BEGIN Data lines

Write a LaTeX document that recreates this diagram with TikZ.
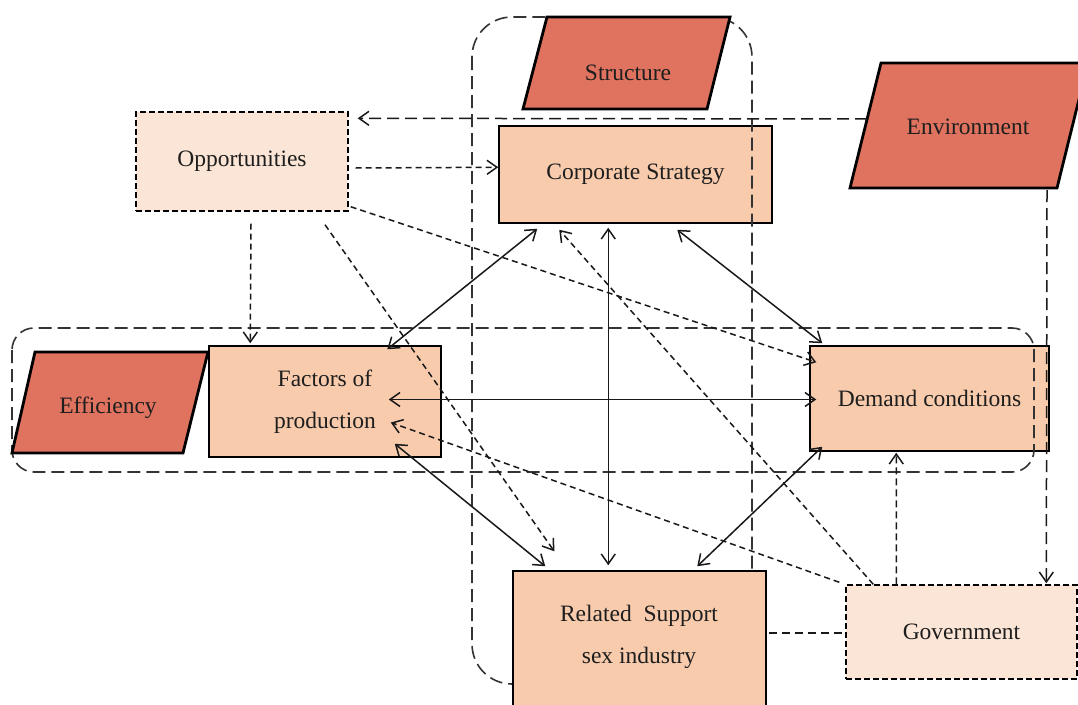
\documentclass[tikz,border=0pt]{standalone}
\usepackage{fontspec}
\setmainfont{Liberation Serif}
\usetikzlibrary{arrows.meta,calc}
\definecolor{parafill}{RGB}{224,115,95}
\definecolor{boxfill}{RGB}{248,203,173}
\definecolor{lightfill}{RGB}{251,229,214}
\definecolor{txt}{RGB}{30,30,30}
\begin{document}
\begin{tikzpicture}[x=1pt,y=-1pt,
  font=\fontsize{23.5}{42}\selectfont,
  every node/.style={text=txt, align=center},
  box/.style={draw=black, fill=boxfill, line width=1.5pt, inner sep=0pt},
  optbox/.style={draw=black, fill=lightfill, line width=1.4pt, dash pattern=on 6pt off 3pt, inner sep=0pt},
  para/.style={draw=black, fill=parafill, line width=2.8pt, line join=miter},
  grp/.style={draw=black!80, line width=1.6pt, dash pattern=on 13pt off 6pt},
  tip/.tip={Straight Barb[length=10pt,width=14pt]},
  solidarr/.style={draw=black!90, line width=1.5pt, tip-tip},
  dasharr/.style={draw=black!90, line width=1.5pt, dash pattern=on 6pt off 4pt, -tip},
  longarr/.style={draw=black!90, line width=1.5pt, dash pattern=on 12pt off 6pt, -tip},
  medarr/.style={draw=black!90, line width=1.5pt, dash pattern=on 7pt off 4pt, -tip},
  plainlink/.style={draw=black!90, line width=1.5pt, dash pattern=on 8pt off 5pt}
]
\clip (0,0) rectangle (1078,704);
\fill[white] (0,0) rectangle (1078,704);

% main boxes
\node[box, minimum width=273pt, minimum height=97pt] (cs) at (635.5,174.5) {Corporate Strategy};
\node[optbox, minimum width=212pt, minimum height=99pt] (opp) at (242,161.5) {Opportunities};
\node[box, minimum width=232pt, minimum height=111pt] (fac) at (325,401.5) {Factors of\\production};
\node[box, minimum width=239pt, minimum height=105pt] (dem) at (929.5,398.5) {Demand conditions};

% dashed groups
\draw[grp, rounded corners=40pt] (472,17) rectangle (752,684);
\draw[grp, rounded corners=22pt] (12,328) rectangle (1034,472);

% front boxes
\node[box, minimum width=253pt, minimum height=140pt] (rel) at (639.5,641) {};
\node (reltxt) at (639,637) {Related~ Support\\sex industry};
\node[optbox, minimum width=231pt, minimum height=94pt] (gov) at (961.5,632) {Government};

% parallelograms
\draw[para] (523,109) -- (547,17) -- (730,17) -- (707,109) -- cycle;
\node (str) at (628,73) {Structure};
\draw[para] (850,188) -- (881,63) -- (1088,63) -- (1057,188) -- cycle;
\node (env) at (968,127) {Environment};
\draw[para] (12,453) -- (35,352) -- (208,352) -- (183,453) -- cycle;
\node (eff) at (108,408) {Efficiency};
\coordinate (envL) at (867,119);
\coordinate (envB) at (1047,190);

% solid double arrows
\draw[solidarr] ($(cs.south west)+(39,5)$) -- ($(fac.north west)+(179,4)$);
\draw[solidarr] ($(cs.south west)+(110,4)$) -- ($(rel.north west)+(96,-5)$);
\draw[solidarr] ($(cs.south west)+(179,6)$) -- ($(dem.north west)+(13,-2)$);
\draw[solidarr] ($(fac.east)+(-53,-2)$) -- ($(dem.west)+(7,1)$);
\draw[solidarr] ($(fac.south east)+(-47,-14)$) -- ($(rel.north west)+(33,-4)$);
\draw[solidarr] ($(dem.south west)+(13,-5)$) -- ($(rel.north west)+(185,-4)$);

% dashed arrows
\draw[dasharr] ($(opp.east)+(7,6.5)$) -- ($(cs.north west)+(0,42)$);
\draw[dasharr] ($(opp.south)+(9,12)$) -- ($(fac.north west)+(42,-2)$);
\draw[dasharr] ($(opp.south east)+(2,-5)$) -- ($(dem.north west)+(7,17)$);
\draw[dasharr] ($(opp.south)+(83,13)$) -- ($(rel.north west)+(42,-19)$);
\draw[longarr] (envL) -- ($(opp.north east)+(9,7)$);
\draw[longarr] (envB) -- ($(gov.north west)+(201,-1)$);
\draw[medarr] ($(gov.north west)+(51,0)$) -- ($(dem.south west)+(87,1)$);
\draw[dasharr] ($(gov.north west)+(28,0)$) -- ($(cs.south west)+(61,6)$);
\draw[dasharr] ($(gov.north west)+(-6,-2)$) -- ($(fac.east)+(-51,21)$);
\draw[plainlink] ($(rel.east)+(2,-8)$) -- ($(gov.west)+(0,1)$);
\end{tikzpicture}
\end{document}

END Data lines

▶ _Task requirements_: Copy the material above in full and exactly, skipping pictures.

▶ _Answer for the task_:
Write a LaTeX document that recreates this diagram with TikZ.
\documentclass[tikz,border=0pt]{standalone}
\usepackage{fontspec}
\setmainfont{Liberation Serif}
\usetikzlibrary{arrows.meta,calc}
\definecolor{parafill}{RGB}{224,115,95}
\definecolor{boxfill}{RGB}{248,203,173}
\definecolor{lightfill}{RGB}{251,229,214}
\definecolor{txt}{RGB}{30,30,30}
\begin{document}
\begin{tikzpicture}[x=1pt,y=-1pt,
  font=\fontsize{23.5}{42}\selectfont,
  every node/.style={text=txt, align=center},
  box/.style={draw=black, fill=boxfill, line width=1.5pt, inner sep=0pt},
  optbox/.style={draw=black, fill=lightfill, line width=1.4pt, dash pattern=on 6pt off 3pt, inner sep=0pt},
  para/.style={draw=black, fill=parafill, line width=2.8pt, line join=miter},
  grp/.style={draw=black!80, line width=1.6pt, dash pattern=on 13pt off 6pt},
  tip/.tip={Straight Barb[length=10pt,width=14pt]},
  solidarr/.style={draw=black!90, line width=1.5pt, tip-tip},
  dasharr/.style={draw=black!90, line width=1.5pt, dash pattern=on 6pt off 4pt, -tip},
  longarr/.style={draw=black!90, line width=1.5pt, dash pattern=on 12pt off 6pt, -tip},
  medarr/.style={draw=black!90, line width=1.5pt, dash pattern=on 7pt off 4pt, -tip},
  plainlink/.style={draw=black!90, line width=1.5pt, dash pattern=on 8pt off 5pt}
]
\clip (0,0) rectangle (1078,704);
\fill[white] (0,0) rectangle (1078,704);

% main boxes
\node[box, minimum width=273pt, minimum height=97pt] (cs) at (635.5,174.5) {Corporate Strategy};
\node[optbox, minimum width=212pt, minimum height=99pt] (opp) at (242,161.5) {Opportunities};
\node[box, minimum width=232pt, minimum height=111pt] (fac) at (325,401.5) {Factors of\\production};
\node[box, minimum width=239pt, minimum height=105pt] (dem) at (929.5,398.5) {Demand conditions};

% dashed groups
\draw[grp, rounded corners=40pt] (472,17) rectangle (752,684);
\draw[grp, rounded corners=22pt] (12,328) rectangle (1034,472);

% front boxes
\node[box, minimum width=253pt, minimum height=140pt] (rel) at (639.5,641) {};
\node (reltxt) at (639,637) {Related~ Support\\sex industry};
\node[optbox, minimum width=231pt, minimum height=94pt] (gov) at (961.5,632) {Government};

% parallelograms
\draw[para] (523,109) -- (547,17) -- (730,17) -- (707,109) -- cycle;
\node (str) at (628,73) {Structure};
\draw[para] (850,188) -- (881,63) -- (1088,63) -- (1057,188) -- cycle;
\node (env) at (968,127) {Environment};
\draw[para] (12,453) -- (35,352) -- (208,352) -- (183,453) -- cycle;
\node (eff) at (108,408) {Efficiency};
\coordinate (envL) at (867,119);
\coordinate (envB) at (1047,190);

% solid double arrows
\draw[solidarr] ($(cs.south west)+(39,5)$) -- ($(fac.north west)+(179,4)$);
\draw[solidarr] ($(cs.south west)+(110,4)$) -- ($(rel.north west)+(96,-5)$);
\draw[solidarr] ($(cs.south west)+(179,6)$) -- ($(dem.north west)+(13,-2)$);
\draw[solidarr] ($(fac.east)+(-53,-2)$) -- ($(dem.west)+(7,1)$);
\draw[solidarr] ($(fac.south east)+(-47,-14)$) -- ($(rel.north west)+(33,-4)$);
\draw[solidarr] ($(dem.south west)+(13,-5)$) -- ($(rel.north west)+(185,-4)$);

% dashed arrows
\draw[dasharr] ($(opp.east)+(7,6.5)$) -- ($(cs.north west)+(0,42)$);
\draw[dasharr] ($(opp.south)+(9,12)$) -- ($(fac.north west)+(42,-2)$);
\draw[dasharr] ($(opp.south east)+(2,-5)$) -- ($(dem.north west)+(7,17)$);
\draw[dasharr] ($(opp.south)+(83,13)$) -- ($(rel.north west)+(42,-19)$);
\draw[longarr] (envL) -- ($(opp.north east)+(9,7)$);
\draw[longarr] (envB) -- ($(gov.north west)+(201,-1)$);
\draw[medarr] ($(gov.north west)+(51,0)$) -- ($(dem.south west)+(87,1)$);
\draw[dasharr] ($(gov.north west)+(28,0)$) -- ($(cs.south west)+(61,6)$);
\draw[dasharr] ($(gov.north west)+(-6,-2)$) -- ($(fac.east)+(-51,21)$);
\draw[plainlink] ($(rel.east)+(2,-8)$) -- ($(gov.west)+(0,1)$);
\end{tikzpicture}
\end{document}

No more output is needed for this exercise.